16. A method of adjusting the orientation of a lever for a door latch actuator, the door latch actuator including a cage fixedly attached to a door, a torque plate rotatably coupled to the cage, a first biasing member coupled to the torque plate and the cage to rotationally bias the torque plate toward a predetermined position, a spindle coupled to the lever for rotation and selectively engagable with the torque plate, and a second biasing member adjacent the cage and positioned about the spindle, the method comprising:

disconnecting the lever from the spindle;

removing the lever from the spindle;

biasing the spindle along a spindle axis in a direction away from the door with the second biasing member;

pressing the spindle toward the door such that the spindle moves along the spindle axis;

disengaging a first engagement portion of the spindle from a second engagement portion of the torque plate in response to movement of the spindle along the spindle axis toward the door;

rotating the spindle in a desired direction of adjustment;

releasing the spindle to move the spindle along the spindle axis away from the door;

engaging the first engagement portion of the spindle with the second engagement portion of the torque plate in response to movement of the spindle along the spindle axis away from door; and

connecting the lever to the spindle in a new orientation with respect to the fixed cage.

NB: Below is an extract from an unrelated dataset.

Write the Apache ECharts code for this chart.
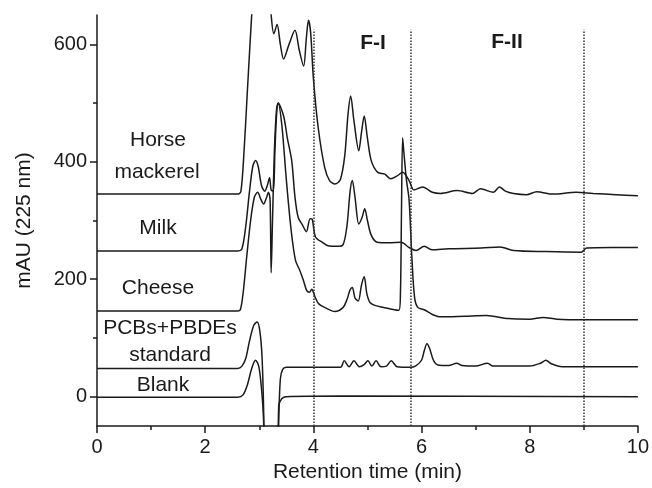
<!DOCTYPE html>
<html>
<head>
<meta charset="utf-8">
<title>Chromatograms</title>
<script src="https://cdn.jsdelivr.net/npm/echarts@6/dist/echarts.min.js"></script>
<style>
html, body { margin: 0; padding: 0; background: #fff; }
#chart { width: 652px; height: 488px; }
</style>
</head>
<body>
<div id="chart"></div>
<script>
// [retention time (min), absorbance (mAU)]
var horseMackerel = [[0,345],[1,345],[2,345],[2.6,345],[2.66,349],[2.72,420],[2.78,520],[2.86,650],[2.95,780],[3.05,800],[3.15,740],[3.22,650],[3.27,618],[3.33,634],[3.39,600],[3.45,575],[3.55,600],[3.66,624],[3.74,590],[3.82,563],[3.87,610],[3.91,641],[3.95,620],[4.0,543],[4.09,458],[4.21,390],[4.3,368],[4.4,362],[4.5,370],[4.58,410],[4.64,480],[4.69,512],[4.75,470],[4.84,419],[4.89,450],[4.94,478],[5.0,440],[5.07,402],[5.19,382],[5.32,379],[5.43,371],[5.55,376],[5.65,382],[5.77,368],[5.86,352],[6.02,357],[6.2,348],[6.35,346],[6.66,351],[6.94,346],[7.09,354],[7.33,348],[7.44,357],[7.55,350],[7.7,346],[7.94,344],[8.13,349],[8.43,345],[8.86,348],[9.17,346],[9.6,344],[10,342]];
var milk = [[0,248],[2.6,248],[2.68,252],[2.75,290],[2.82,350],[2.88,392],[2.93,402],[2.98,392],[3.04,360],[3.1,350],[3.15,360],[3.19,373],[3.22,352],[3.26,350],[3.29,420],[3.32,480],[3.35,500],[3.45,478],[3.52,440],[3.6,402],[3.66,340],[3.72,305],[3.8,292],[3.87,281],[3.94,303],[3.98,302],[4.04,272],[4.18,262],[4.27,257],[4.45,256],[4.55,259],[4.62,290],[4.68,350],[4.72,368],[4.77,340],[4.84,294],[4.9,305],[4.95,320],[5.0,300],[5.07,275],[5.18,263],[5.4,262],[5.62,263],[5.77,254],[5.9,249],[6.05,256],[6.2,250],[6.5,252],[7.1,253],[7.45,255],[7.7,249],[8.3,247],[8.95,246],[9.05,253],[9.5,254],[10,254]];
var cheese = [[0,146],[2.6,146],[2.65,148],[2.7,175],[2.77,240],[2.84,300],[2.91,340],[2.97,348],[3.03,336],[3.08,328],[3.13,338],[3.17,348],[3.2,335],[3.22,211],[3.245,300],[3.28,420],[3.32,490],[3.35,500],[3.42,460],[3.5,370],[3.59,283],[3.67,232],[3.75,215],[3.82,197],[3.88,180],[3.93,178],[3.97,183],[4.03,170],[4.1,158],[4.21,152],[4.4,145],[4.55,152],[4.62,165],[4.68,182],[4.72,186],[4.77,168],[4.83,163],[4.89,190],[4.94,204],[4.99,175],[5.05,160],[5.15,155],[5.3,152],[5.45,149],[5.58,147],[5.61,175],[5.63,320],[5.65,441],[5.67,420],[5.72,370],[5.77,335],[5.82,240],[5.87,170],[5.93,152],[6.05,148],[6.2,140],[6.35,136],[6.8,137],[7.2,138],[7.6,133],[8.0,132],[8.25,135],[8.5,132],[9.0,131],[10,131]];
var standard = [[0,48],[2.6,48],[2.68,52],[2.75,65],[2.82,95],[2.9,122],[2.96,127],[3.01,112],[3.05,70],[3.08,-20],[3.11,-200],[3.33,-200],[3.36,-40],[3.39,30],[3.43,46],[3.5,50],[4.5,50],[4.57,61],[4.66,51],[4.75,61],[4.85,51],[4.93,54],[5.01,61],[5.08,52],[5.16,61],[5.25,51],[5.35,52],[5.44,61],[5.55,51],[5.8,50],[5.9,53],[6.0,62],[6.05,78],[6.1,90],[6.15,82],[6.22,62],[6.3,54],[6.5,53],[6.65,57],[6.75,53],[7.0,52],[7.22,57],[7.32,52],[8.0,52],[8.2,57],[8.3,62],[8.4,56],[8.6,51],[10,51]];
var blank = [[0,-1],[2.6,-1],[2.7,3],[2.78,20],[2.86,48],[2.93,62],[2.99,52],[3.04,15],[3.08,-40],[3.12,-200],[3.33,-200],[3.36,-15],[3.42,-3],[3.5,0],[4.5,1],[10,0]];

var fractionCuts = [4, 5.8, 9];
var yTicks = [0, 200, 400, 600];
var yMinorTicks = [100, 300, 500];

var ink = '#1a1a1a';
var font = '"Liberation Sans", Arial, sans-serif';

function trace(name, data) {
  return {
    name: name,
    type: 'line',
    data: data,
    showSymbol: false,
    smooth: 0.3,
    clip: true,
    lineStyle: { color: ink, width: 1.5 }
  };
}

var chart = echarts.init(document.getElementById('chart'));

var series = [
  trace('Horse mackerel', horseMackerel),
  trace('Milk', milk),
  trace('Cheese', cheese),
  trace('PCBs+PBDEs standard', standard),
  trace('Blank', blank)
];

// dotted fraction boundaries
series[4].markLine = {
  silent: true,
  symbol: 'none',
  label: { show: false },
  lineStyle: { color: '#333', type: 'dotted', width: 1.5 },
  data: fractionCuts.map(function (t) {
    return [{ coord: [t, -50] }, { coord: [t, 625] }];
  })
};

var option = {
  animation: false,
  grid: { left: 97, right: 10, top: 15, bottom: 62 },
  xAxis: {
    type: 'value',
    min: 0, max: 10, interval: 2,
    name: 'Retention time (min)',
    nameLocation: 'middle',
    nameGap: 33,
    nameTextStyle: { color: ink, fontSize: 21, fontFamily: font },
    axisLine: { onZero: false, lineStyle: { color: ink, width: 1.5 } },
    axisTick: { length: 7, lineStyle: { color: ink, width: 1.5 } },
    minorTick: { show: true, splitNumber: 2, length: 4, lineStyle: { color: ink, width: 1.5 } },
    axisLabel: { color: ink, fontSize: 20, fontFamily: font, margin: 11 },
    splitLine: { show: false }
  },
  yAxis: [{
    type: 'value',
    min: -50, max: 650,
    name: 'mAU (225 nm)',
    nameLocation: 'middle',
    nameRotate: 90,
    nameGap: 62,
    nameTextStyle: { color: ink, fontSize: 21, fontFamily: font },
    axisLine: { show: true, onZero: false, lineStyle: { color: ink, width: 1.5 } },
    axisTick: { show: true, length: 7, customValues: yTicks, lineStyle: { color: ink, width: 1.5 } },
    axisLabel: { color: ink, fontSize: 20, fontFamily: font, margin: 10, customValues: yTicks },
    splitLine: { show: false }
  }, {
    type: 'value',
    min: -50, max: 650,
    position: 'left',
    axisLine: { show: false },
    axisTick: { show: true, length: 4, customValues: yMinorTicks, lineStyle: { color: ink, width: 1.5 } },
    axisLabel: { show: false },
    splitLine: { show: false }
  }],
  graphic: [
    { type: 'text', x: 158, y: 140, style: { text: 'Horse', font: '21px ' + font, fill: ink, align: 'center', verticalAlign: 'middle' } },
    { type: 'text', x: 157, y: 172, style: { text: 'mackerel', font: '21px ' + font, fill: ink, align: 'center', verticalAlign: 'middle' } },
    { type: 'text', x: 158, y: 228, style: { text: 'Milk', font: '21px ' + font, fill: ink, align: 'center', verticalAlign: 'middle' } },
    { type: 'text', x: 158, y: 288, style: { text: 'Cheese', font: '21px ' + font, fill: ink, align: 'center', verticalAlign: 'middle' } },
    { type: 'text', x: 170, y: 328, style: { text: 'PCBs+PBDEs', font: '21px ' + font, fill: ink, align: 'center', verticalAlign: 'middle' } },
    { type: 'text', x: 170, y: 355, style: { text: 'standard', font: '21px ' + font, fill: ink, align: 'center', verticalAlign: 'middle' } },
    { type: 'text', x: 163, y: 385, style: { text: 'Blank', font: '21px ' + font, fill: ink, align: 'center', verticalAlign: 'middle' } },
    { type: 'text', x: 373, y: 43, style: { text: 'F-I', font: 'bold 21px ' + font, fill: ink, align: 'center', verticalAlign: 'middle' } },
    { type: 'text', x: 507, y: 42, style: { text: 'F-II', font: 'bold 21px ' + font, fill: ink, align: 'center', verticalAlign: 'middle' } }
  ],
  series: series
};

chart.setOption(option);
</script>
</body>
</html>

17. The method of claim 16, wherein disengaging the first engagement portion of the spindle from the second engagement portion of the torque plate includes unmeshing a first plurality of teeth in the first engagement portion from a second plurality of teeth in the second engagement portion.

18. The method of claim 1, wherein engaging the first engagement portion of the spindle with the second engagement portion of the torque plate includes meshing the first plurality of teeth in the first engagement portion with the second plurality of teeth in the second engagement portion.

19. The method of claim 16, further comprising rotating the spindle about the spindle axis with respect to the torque plate to move the spindle to the new orientation.